Modern love story sensation echoes our past

Edward Tsumele

Edward Tsumele

The holidays are now over and it is back to business for most of us.

But this does not mean that we should not have fun or indulge ourselves in matters intellectual.

The Market Theatre is hosting a show that will usher you into matters of the intellect as you ponder how you would want to change your life for the better this year.

And this one will take you into the realm of love and the intricacies that come with this human phenomenon.

Following its fantastic success at three South African arts festivals and a tour of Holland, acclaimed US playwright Dael Orlandersmith's compelling love story, Yellowman, is currently playing at the Market Theatre.

Director Lara Bye's explosive two-hander is brought to life by David Johnson as Eugene (Gene) and Mwenya Kabwe as Alma.

Yellowman is a contemporary tragedy. Sons and fathers are locked in cycles of hatred, good daughters are banished, young lovers are doomed for no good reason and a community turns in on itself.

Writer Orlandersmith has created a work that is guaranteed to resonate with South African audiences. On the surface it is a love story, a coming-of-age story, but there is also the theme of internalised racism, where light-skinned men are called "yella" and perceived to have an easy life, and where black-skinned men, sweating in the South Carolina heat, are made to feel ugly and worthless.

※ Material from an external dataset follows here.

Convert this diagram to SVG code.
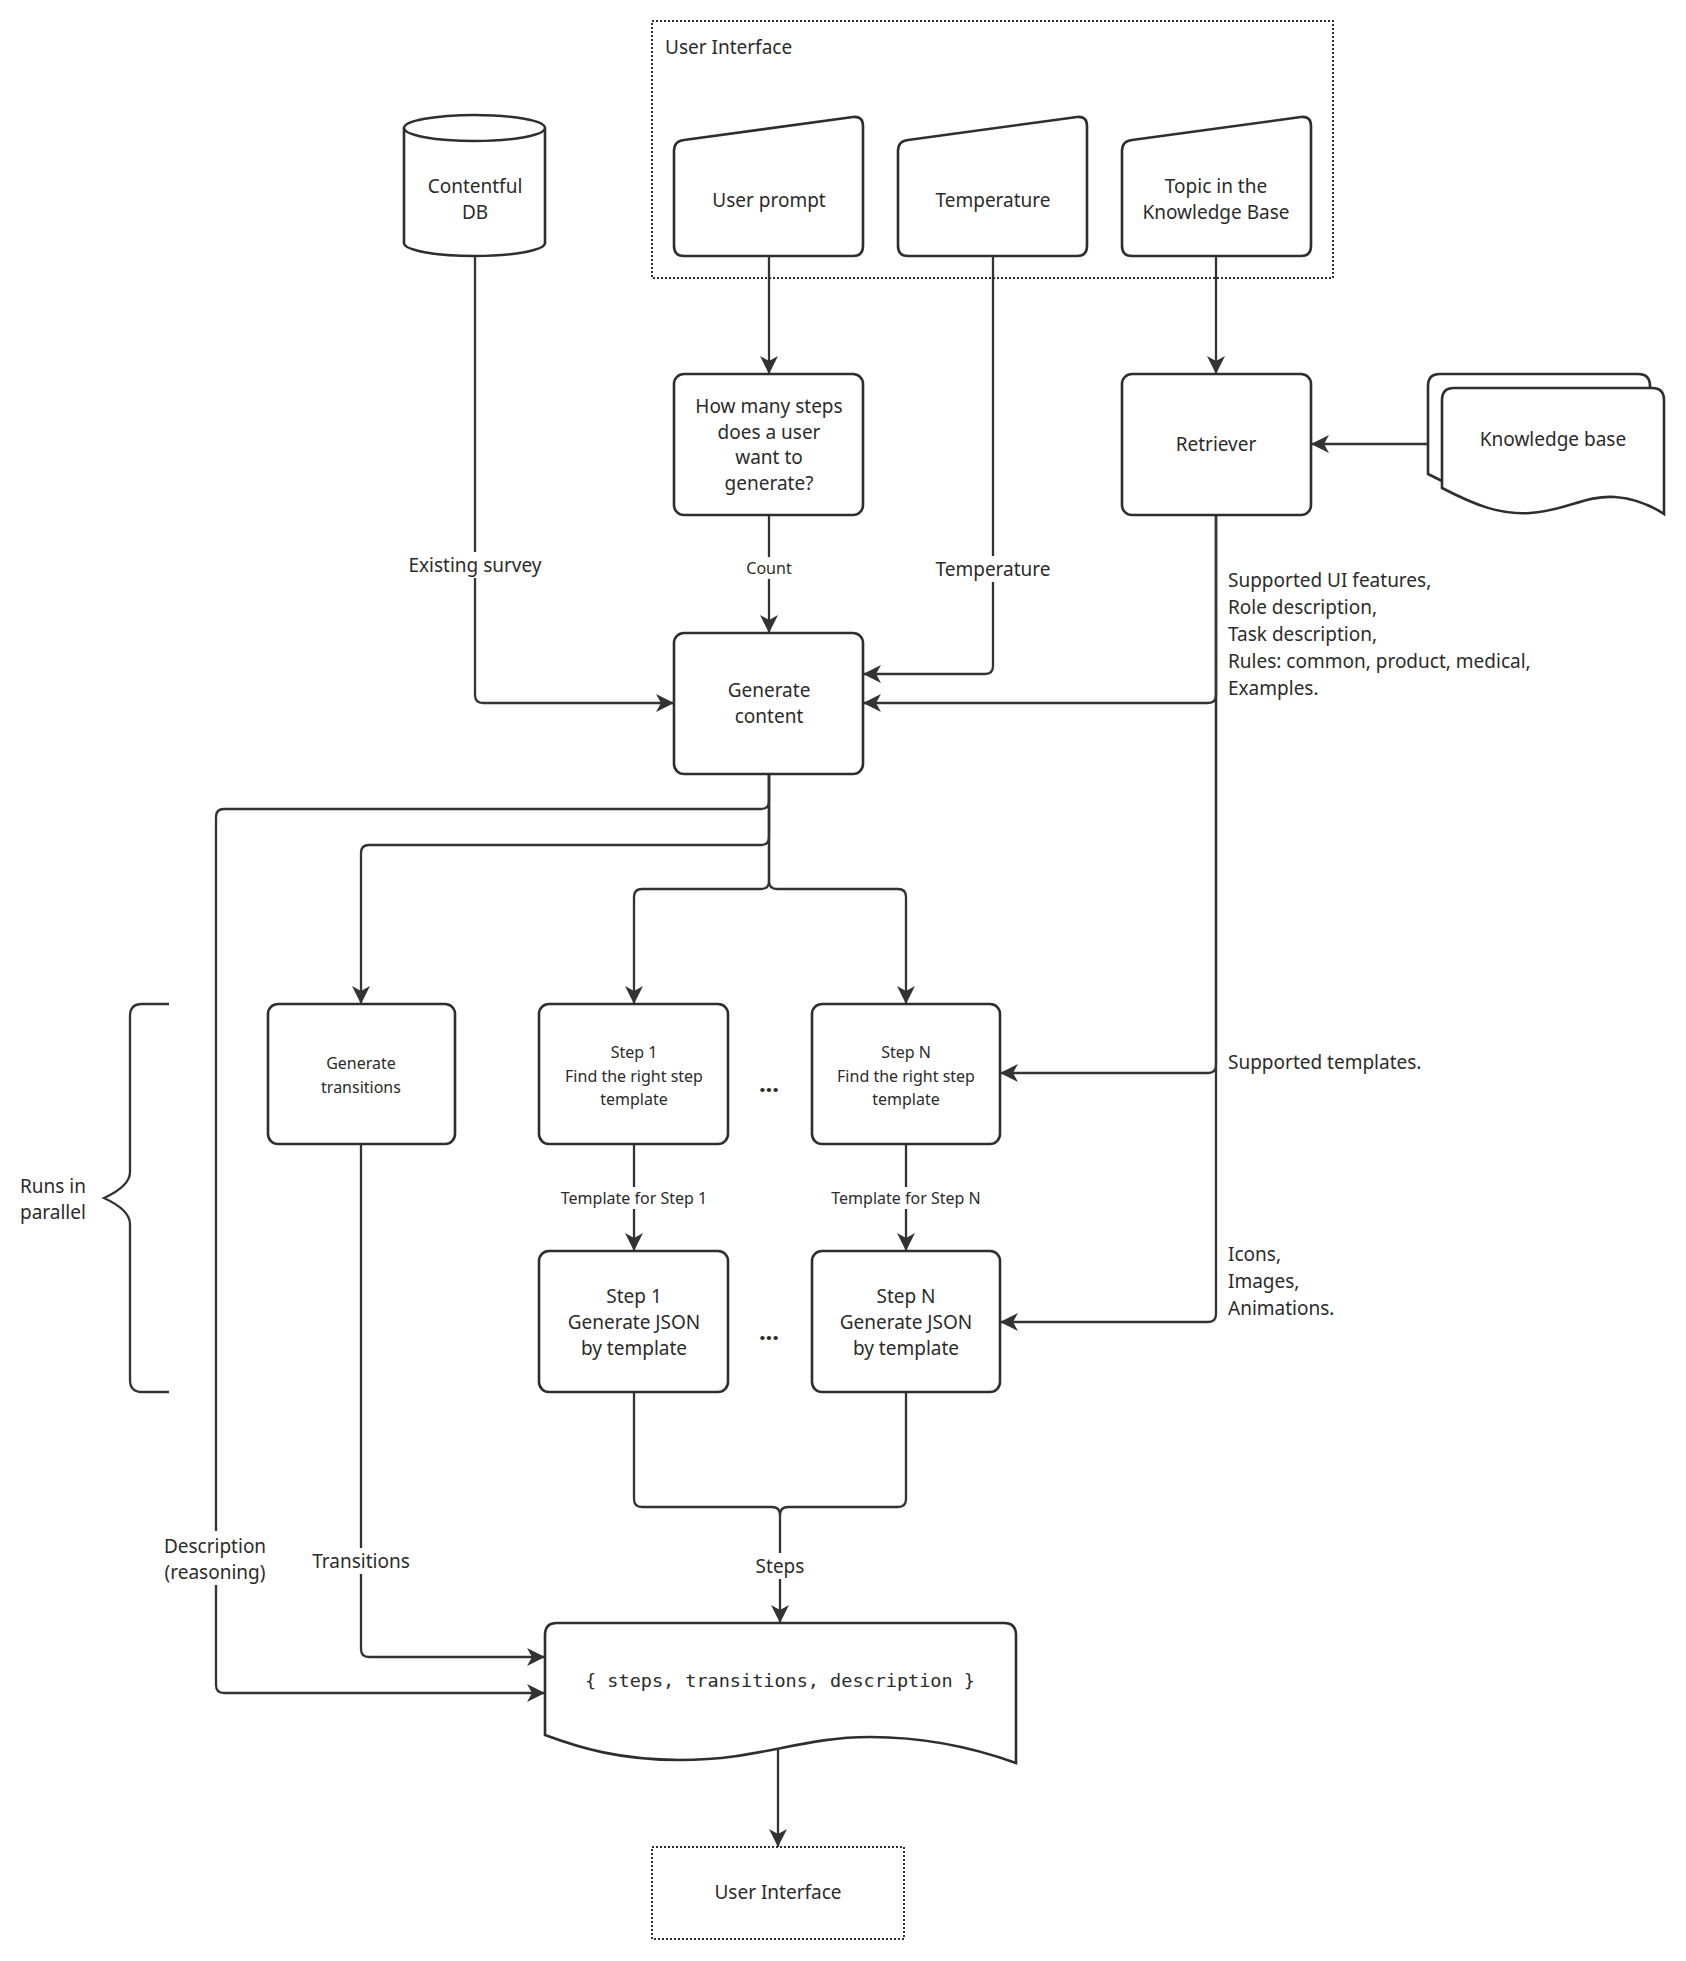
<svg xmlns="http://www.w3.org/2000/svg" width="1686" height="1961" viewBox="0 0 1686 1961">
<style>
.node{fill:#fff;stroke:#2e2e2e;stroke-width:2.6}
.frame{fill:none;stroke:#2e2e2e;stroke-width:2;stroke-dasharray:2 2}
.edge{fill:none;stroke:#333;stroke-width:2.3}
.arr{marker-end:url(#ah)}
.bg{fill:#fff;stroke:none}
text{font-family:"Noto Sans","Open Sans","DejaVu Sans",sans-serif;fill:#2b2b2b;font-size:19px;text-anchor:middle;dominant-baseline:central}
.sm{font-size:16px}
.left{text-anchor:start}
.dots{font-size:24px;font-weight:bold}
.mono{font-family:"DejaVu Sans Mono","Liberation Mono",monospace;font-size:18.5px}
</style>
<defs>
<marker id="ah" viewBox="0 0 18 18" refX="18" refY="9" markerWidth="18" markerHeight="18" orient="auto" markerUnits="userSpaceOnUse">
<path d="M0,0 L18,9 L0,18 L5,9 Z" fill="#333"/>
</marker>
</defs>
<rect width="1686" height="1961" fill="#fff"/>

<g id="connectors">
<path class="edge arr" d="M769,256 V374"/>
<path class="edge arr" d="M769,515 V633"/>
<path class="edge arr" d="M993,256 V666 Q993,674 985,674 H863"/>
<path class="edge arr" d="M1216,256 V374"/>
<path class="edge arr" d="M475,256 V695 Q475,703 483,703 H674"/>
<path class="edge arr" d="M1428,444 H1311"/>
<path class="edge arr" d="M1216,515 V695 Q1216,703 1208,703 H863"/>
<path class="edge arr" d="M1216,515 V1065 Q1216,1073 1208,1073 H1000"/>
<path class="edge arr" d="M1216,515 V1314 Q1216,1322 1208,1322 H1000"/>
<path class="edge arr" d="M769,774 V801 Q769,809 761,809 H224 Q216,809 216,817 V1685 Q216,1693 224,1693 H545"/>
<path class="edge arr" d="M769,774 V837 Q769,845 761,845 H369 Q361,845 361,853 V1004"/>
<path class="edge arr" d="M769,774 V881 Q769,889 761,889 H642 Q634,889 634,897 V1004"/>
<path class="edge arr" d="M769,774 V881 Q769,889 777,889 H898 Q906,889 906,897 V1004"/>
<path class="edge arr" d="M361,1144 V1649 Q361,1657 369,1657 H545"/>
<path class="edge arr" d="M634,1144 V1251"/>
<path class="edge arr" d="M906,1144 V1251"/>
<path class="edge arr" d="M634,1392 V1499 Q634,1507 642,1507 H772 Q780,1507 780,1515 V1623"/>
<path class="edge" d="M906,1392 V1499 Q906,1507 898,1507 H788 Q780,1507 780,1515"/>
<path class="edge arr" d="M778,1745 V1847"/>

<rect class="bg" x="408" y="552" width="134" height="26"/>
<text x="475" y="565">Existing survey</text>
<rect class="bg" x="744" y="557" width="50" height="22"/>
<text class="sm" x="769" y="568">Count</text>
<rect class="bg" x="935" y="556" width="116" height="26"/>
<text x="993" y="569">Temperature</text>
<text class="left" x="1228" y="580">Supported UI features,</text>
<text class="left" x="1228" y="607">Role description,</text>
<text class="left" x="1228" y="634">Task description,</text>
<text class="left" x="1228" y="661">Rules: common, product, medical,</text>
<text class="left" x="1228" y="688">Examples.</text>
<text class="left" x="1228" y="1062">Supported templates.</text>
<text class="left" x="1228" y="1254">Icons,</text>
<text class="left" x="1228" y="1281">Images,</text>
<text class="left" x="1228" y="1308">Animations.</text>
<rect class="bg" x="558" y="1187" width="152" height="22"/>
<text class="sm" x="634" y="1198">Template for Step 1</text>
<rect class="bg" x="829" y="1187" width="154" height="22"/>
<text class="sm" x="906" y="1198">Template for Step N</text>
<rect class="bg" x="163" y="1531" width="104" height="54"/>
<text x="215" y="1546">Description</text>
<text x="215" y="1572">(reasoning)</text>
<rect class="bg" x="310" y="1548" width="102" height="26"/>
<text x="361" y="1561">Transitions</text>
<rect class="bg" x="752" y="1553" width="56" height="26"/>
<text x="780" y="1566">Steps</text>
</g>

<g id="ui-frame">
<rect class="frame" x="652" y="21" width="681" height="257"/>
<text class="left" x="665" y="47">User Interface</text>
</g>

<g id="user-prompt">
<path class="node" d="M674,151 Q674,141 684,140 L853,117 Q863,116 863,126 V246 Q863,256 853,256 H684 Q674,256 674,246 Z"/>
<text x="769" y="200">User prompt</text>
</g>
<g id="temperature">
<path class="node" d="M898,151 Q898,141 908,140 L1077,117 Q1087,116 1087,126 V246 Q1087,256 1077,256 H908 Q898,256 898,246 Z"/>
<text x="993" y="200">Temperature</text>
</g>
<g id="topic">
<path class="node" d="M1122,151 Q1122,141 1132,140 L1301,117 Q1311,116 1311,126 V246 Q1311,256 1301,256 H1132 Q1122,256 1122,246 Z"/>
<text x="1216" y="186">Topic in the</text>
<text x="1216" y="212">Knowledge Base</text>
</g>

<g id="contentful-db">
<path class="node" d="M404,128 A70.5,13 0 0 1 545,128 V243 A70.5,13 0 0 1 404,243 Z"/>
<path class="node" d="M404,128 A70.5,13 0 0 0 545,128" fill="none"/>
<text x="475" y="186">Contentful</text>
<text x="475" y="212">DB</text>
</g>

<g id="how-many">
<rect class="node" x="674" y="374" width="189" height="141" rx="10"/>
<text x="769" y="406">How many steps</text>
<text x="769" y="432">does a user</text>
<text x="769" y="457">want to</text>
<text x="769" y="483">generate?</text>
</g>

<g id="retriever">
<rect class="node" x="1122" y="374" width="189" height="141" rx="10"/>
<text x="1216" y="444">Retriever</text>
</g>

<g id="knowledge-base">
<path class="node" transform="translate(-14,-14)" d="M1442,400 Q1442,388 1454,388 H1652 Q1664,388 1664,400 V514 C1655,508 1640,499 1615,497 C1585,495 1565,511 1530,513 C1500,515 1475,505 1442,488 Z"/>
<path class="node" d="M1442,400 Q1442,388 1454,388 H1652 Q1664,388 1664,400 V514 C1655,508 1640,499 1615,497 C1585,495 1565,511 1530,513 C1500,515 1475,505 1442,488 Z"/>
<text x="1553" y="439">Knowledge base</text>
</g>

<g id="generate-content">
<rect class="node" x="674" y="633" width="189" height="141" rx="10"/>
<text x="769" y="690">Generate</text>
<text x="769" y="716">content</text>
</g>

<g id="generate-transitions">
<rect class="node" x="268" y="1004" width="187" height="140" rx="10"/>
<text class="sm" x="361" y="1063">Generate</text>
<text class="sm" x="361" y="1087">transitions</text>
</g>

<g id="step1-find">
<rect class="node" x="539" y="1004" width="189" height="140" rx="10"/>
<text class="sm" x="634" y="1052">Step 1</text>
<text class="sm" x="634" y="1076">Find the right step</text>
<text class="sm" x="634" y="1099">template</text>
</g>

<g id="stepn-find">
<rect class="node" x="812" y="1004" width="188" height="140" rx="10"/>
<text class="sm" x="906" y="1052">Step N</text>
<text class="sm" x="906" y="1076">Find the right step</text>
<text class="sm" x="906" y="1099">template</text>
</g>

<g id="step1-gen">
<rect class="node" x="539" y="1251" width="189" height="141" rx="10"/>
<text x="634" y="1296">Step 1</text>
<text x="634" y="1322">Generate JSON</text>
<text x="634" y="1348">by template</text>
</g>

<g id="stepn-gen">
<rect class="node" x="812" y="1251" width="188" height="141" rx="10"/>
<text x="906" y="1296">Step N</text>
<text x="906" y="1322">Generate JSON</text>
<text x="906" y="1348">by template</text>
</g>

<g id="ellipsis">
<text class="dots" x="769" y="1082">...</text>
<text class="dots" x="769" y="1330">...</text>
</g>

<g id="parallel-brace">
<path class="edge" d="M169,1004 H142 Q130,1004 130,1016 V1172 Q130,1186 104,1198 Q130,1210 130,1224 V1380 Q130,1392 142,1392 H169"/>
<text class="left" x="20" y="1186">Runs in</text>
<text class="left" x="20" y="1212">parallel</text>
</g>

<g id="output">
<path class="node" d="M545,1635 Q545,1623 557,1623 H1004 Q1016,1623 1016,1635 V1763 C980,1750 930,1737 870,1737 C800,1737 760,1760 680,1760 C620,1760 580,1748 545,1735 Z"/>
<text class="mono" x="780" y="1680">{ steps, transitions, description }</text>
</g>

<g id="user-interface-out">
<rect class="frame" x="652" y="1847" width="252" height="92"/>
<text x="778" y="1892">User Interface</text>
</g>
</svg>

Aside from the sharp critique of social issues and stereotypes, Yellowman also allows us to feel the heat of Carolina, smell the sweat in the Georgia Pacific lumberyard, taste the bourbon, feel the excitement of that first train ride to New York and savour the thrill of a fist kiss.

The play received the 2008 Klein Karoo National Arts Festival (KKNK) Best Production award while Kabwe won the Best Upcoming Professional Artist award.

Kabwe was also nominated in the Best Actress category at the same festival as well as at the Aardklop Festival in Potchefstroom.